►

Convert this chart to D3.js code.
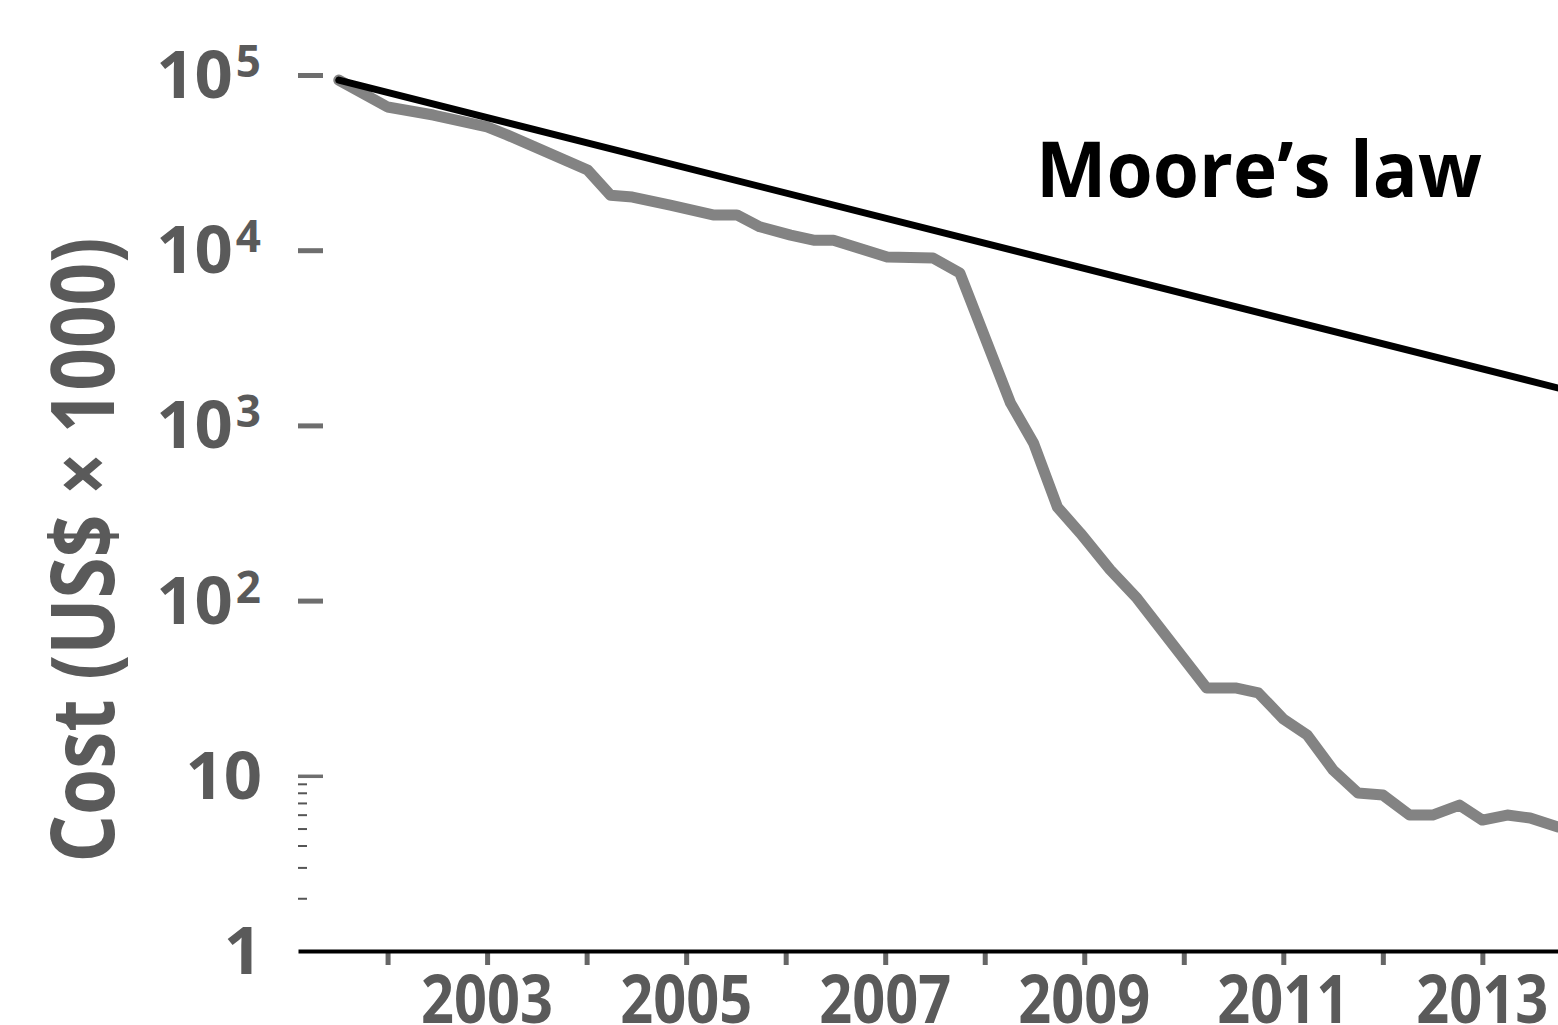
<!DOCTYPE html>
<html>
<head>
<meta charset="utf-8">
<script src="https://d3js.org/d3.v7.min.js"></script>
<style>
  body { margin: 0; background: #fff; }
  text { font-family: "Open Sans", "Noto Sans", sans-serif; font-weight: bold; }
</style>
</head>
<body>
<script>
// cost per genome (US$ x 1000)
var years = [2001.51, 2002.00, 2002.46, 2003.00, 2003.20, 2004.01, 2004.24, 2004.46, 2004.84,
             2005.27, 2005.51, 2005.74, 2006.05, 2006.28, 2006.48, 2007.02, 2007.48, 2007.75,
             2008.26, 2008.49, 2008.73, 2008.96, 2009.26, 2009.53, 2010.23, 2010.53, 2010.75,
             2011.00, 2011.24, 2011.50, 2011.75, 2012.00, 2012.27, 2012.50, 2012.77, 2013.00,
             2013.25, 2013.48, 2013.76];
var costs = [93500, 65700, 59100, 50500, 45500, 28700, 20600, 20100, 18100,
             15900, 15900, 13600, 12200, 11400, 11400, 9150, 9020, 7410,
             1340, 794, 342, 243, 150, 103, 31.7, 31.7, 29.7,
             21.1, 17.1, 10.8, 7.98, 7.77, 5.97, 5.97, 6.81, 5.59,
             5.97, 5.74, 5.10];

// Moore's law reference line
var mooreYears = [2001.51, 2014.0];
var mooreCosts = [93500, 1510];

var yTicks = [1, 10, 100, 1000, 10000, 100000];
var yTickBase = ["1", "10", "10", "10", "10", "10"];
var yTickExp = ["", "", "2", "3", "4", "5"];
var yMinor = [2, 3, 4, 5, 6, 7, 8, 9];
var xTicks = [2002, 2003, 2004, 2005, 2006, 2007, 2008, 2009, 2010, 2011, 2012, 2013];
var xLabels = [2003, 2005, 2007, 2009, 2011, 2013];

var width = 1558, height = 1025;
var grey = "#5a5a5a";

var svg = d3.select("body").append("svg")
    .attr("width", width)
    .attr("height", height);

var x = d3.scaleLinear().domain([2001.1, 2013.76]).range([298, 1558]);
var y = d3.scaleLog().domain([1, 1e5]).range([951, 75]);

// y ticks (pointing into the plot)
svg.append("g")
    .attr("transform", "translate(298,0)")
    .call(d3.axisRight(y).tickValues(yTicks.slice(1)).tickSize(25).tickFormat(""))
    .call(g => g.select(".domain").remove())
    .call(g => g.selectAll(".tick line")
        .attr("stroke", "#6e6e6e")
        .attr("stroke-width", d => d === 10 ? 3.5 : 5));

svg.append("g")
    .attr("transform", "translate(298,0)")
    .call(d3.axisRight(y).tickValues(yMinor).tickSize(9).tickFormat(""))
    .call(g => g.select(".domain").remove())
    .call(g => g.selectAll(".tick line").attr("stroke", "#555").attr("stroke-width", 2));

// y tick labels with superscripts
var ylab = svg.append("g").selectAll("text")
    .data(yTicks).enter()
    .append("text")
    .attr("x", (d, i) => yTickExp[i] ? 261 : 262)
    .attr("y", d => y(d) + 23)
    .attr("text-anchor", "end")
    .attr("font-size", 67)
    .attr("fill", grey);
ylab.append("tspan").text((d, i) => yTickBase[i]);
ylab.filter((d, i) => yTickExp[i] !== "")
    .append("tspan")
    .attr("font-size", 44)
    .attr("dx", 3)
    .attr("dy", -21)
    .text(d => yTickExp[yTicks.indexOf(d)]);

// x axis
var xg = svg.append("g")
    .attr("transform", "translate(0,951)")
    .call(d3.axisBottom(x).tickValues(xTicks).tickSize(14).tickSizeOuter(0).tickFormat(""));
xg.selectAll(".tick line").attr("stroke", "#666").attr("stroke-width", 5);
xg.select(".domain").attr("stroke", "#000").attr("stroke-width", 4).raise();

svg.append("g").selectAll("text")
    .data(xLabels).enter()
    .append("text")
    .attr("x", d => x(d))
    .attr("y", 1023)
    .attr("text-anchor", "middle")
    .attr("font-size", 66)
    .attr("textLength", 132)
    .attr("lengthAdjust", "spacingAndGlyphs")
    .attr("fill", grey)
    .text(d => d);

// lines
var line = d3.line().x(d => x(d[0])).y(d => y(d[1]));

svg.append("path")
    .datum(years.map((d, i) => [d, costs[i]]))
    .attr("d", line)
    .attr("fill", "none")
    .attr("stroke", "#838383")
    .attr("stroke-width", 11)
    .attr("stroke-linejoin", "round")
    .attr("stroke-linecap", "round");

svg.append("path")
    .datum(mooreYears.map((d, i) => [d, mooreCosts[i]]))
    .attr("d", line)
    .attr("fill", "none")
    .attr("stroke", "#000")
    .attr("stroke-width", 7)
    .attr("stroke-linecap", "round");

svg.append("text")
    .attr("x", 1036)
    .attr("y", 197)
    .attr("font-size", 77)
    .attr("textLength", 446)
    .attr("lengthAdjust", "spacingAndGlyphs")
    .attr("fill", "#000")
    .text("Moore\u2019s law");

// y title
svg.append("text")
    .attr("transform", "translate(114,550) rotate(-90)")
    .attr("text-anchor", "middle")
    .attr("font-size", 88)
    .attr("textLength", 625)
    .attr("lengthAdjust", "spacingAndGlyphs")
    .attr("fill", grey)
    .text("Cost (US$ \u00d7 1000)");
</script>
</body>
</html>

◄

▸ **GIVEN PROBLEM**
Write out each line again precisely as it appears, skipping every picture.

▸ **RESPONSE TO THIS TASK**
Convert this chart to D3.js code.
<!DOCTYPE html>
<html>
<head>
<meta charset="utf-8">
<script src="https://d3js.org/d3.v7.min.js"></script>
<style>
  body { margin: 0; background: #fff; }
  text { font-family: "Open Sans", "Noto Sans", sans-serif; font-weight: bold; }
</style>
</head>
<body>
<script>
// cost per genome (US$ x 1000)
var years = [2001.51, 2002.00, 2002.46, 2003.00, 2003.20, 2004.01, 2004.24, 2004.46, 2004.84,
             2005.27, 2005.51, 2005.74, 2006.05, 2006.28, 2006.48, 2007.02, 2007.48, 2007.75,
             2008.26, 2008.49, 2008.73, 2008.96, 2009.26, 2009.53, 2010.23, 2010.53, 2010.75,
             2011.00, 2011.24, 2011.50, 2011.75, 2012.00, 2012.27, 2012.50, 2012.77, 2013.00,
             2013.25, 2013.48, 2013.76];
var costs = [93500, 65700, 59100, 50500, 45500, 28700, 20600, 20100, 18100,
             15900, 15900, 13600, 12200, 11400, 11400, 9150, 9020, 7410,
             1340, 794, 342, 243, 150, 103, 31.7, 31.7, 29.7,
             21.1, 17.1, 10.8, 7.98, 7.77, 5.97, 5.97, 6.81, 5.59,
             5.97, 5.74, 5.10];

// Moore's law reference line
var mooreYears = [2001.51, 2014.0];
var mooreCosts = [93500, 1510];

var yTicks = [1, 10, 100, 1000, 10000, 100000];
var yTickBase = ["1", "10", "10", "10", "10", "10"];
var yTickExp = ["", "", "2", "3", "4", "5"];
var yMinor = [2, 3, 4, 5, 6, 7, 8, 9];
var xTicks = [2002, 2003, 2004, 2005, 2006, 2007, 2008, 2009, 2010, 2011, 2012, 2013];
var xLabels = [2003, 2005, 2007, 2009, 2011, 2013];

var width = 1558, height = 1025;
var grey = "#5a5a5a";

var svg = d3.select("body").append("svg")
    .attr("width", width)
    .attr("height", height);

var x = d3.scaleLinear().domain([2001.1, 2013.76]).range([298, 1558]);
var y = d3.scaleLog().domain([1, 1e5]).range([951, 75]);

// y ticks (pointing into the plot)
svg.append("g")
    .attr("transform", "translate(298,0)")
    .call(d3.axisRight(y).tickValues(yTicks.slice(1)).tickSize(25).tickFormat(""))
    .call(g => g.select(".domain").remove())
    .call(g => g.selectAll(".tick line")
        .attr("stroke", "#6e6e6e")
        .attr("stroke-width", d => d === 10 ? 3.5 : 5));

svg.append("g")
    .attr("transform", "translate(298,0)")
    .call(d3.axisRight(y).tickValues(yMinor).tickSize(9).tickFormat(""))
    .call(g => g.select(".domain").remove())
    .call(g => g.selectAll(".tick line").attr("stroke", "#555").attr("stroke-width", 2));

// y tick labels with superscripts
var ylab = svg.append("g").selectAll("text")
    .data(yTicks).enter()
    .append("text")
    .attr("x", (d, i) => yTickExp[i] ? 261 : 262)
    .attr("y", d => y(d) + 23)
    .attr("text-anchor", "end")
    .attr("font-size", 67)
    .attr("fill", grey);
ylab.append("tspan").text((d, i) => yTickBase[i]);
ylab.filter((d, i) => yTickExp[i] !== "")
    .append("tspan")
    .attr("font-size", 44)
    .attr("dx", 3)
    .attr("dy", -21)
    .text(d => yTickExp[yTicks.indexOf(d)]);

// x axis
var xg = svg.append("g")
    .attr("transform", "translate(0,951)")
    .call(d3.axisBottom(x).tickValues(xTicks).tickSize(14).tickSizeOuter(0).tickFormat(""));
xg.selectAll(".tick line").attr("stroke", "#666").attr("stroke-width", 5);
xg.select(".domain").attr("stroke", "#000").attr("stroke-width", 4).raise();

svg.append("g").selectAll("text")
    .data(xLabels).enter()
    .append("text")
    .attr("x", d => x(d))
    .attr("y", 1023)
    .attr("text-anchor", "middle")
    .attr("font-size", 66)
    .attr("textLength", 132)
    .attr("lengthAdjust", "spacingAndGlyphs")
    .attr("fill", grey)
    .text(d => d);

// lines
var line = d3.line().x(d => x(d[0])).y(d => y(d[1]));

svg.append("path")
    .datum(years.map((d, i) => [d, costs[i]]))
    .attr("d", line)
    .attr("fill", "none")
    .attr("stroke", "#838383")
    .attr("stroke-width", 11)
    .attr("stroke-linejoin", "round")
    .attr("stroke-linecap", "round");

svg.append("path")
    .datum(mooreYears.map((d, i) => [d, mooreCosts[i]]))
    .attr("d", line)
    .attr("fill", "none")
    .attr("stroke", "#000")
    .attr("stroke-width", 7)
    .attr("stroke-linecap", "round");

svg.append("text")
    .attr("x", 1036)
    .attr("y", 197)
    .attr("font-size", 77)
    .attr("textLength", 446)
    .attr("lengthAdjust", "spacingAndGlyphs")
    .attr("fill", "#000")
    .text("Moore\u2019s law");

// y title
svg.append("text")
    .attr("transform", "translate(114,550) rotate(-90)")
    .attr("text-anchor", "middle")
    .attr("font-size", 88)
    .attr("textLength", 625)
    .attr("lengthAdjust", "spacingAndGlyphs")
    .attr("fill", grey)
    .text("Cost (US$ \u00d7 1000)");
</script>
</body>
</html>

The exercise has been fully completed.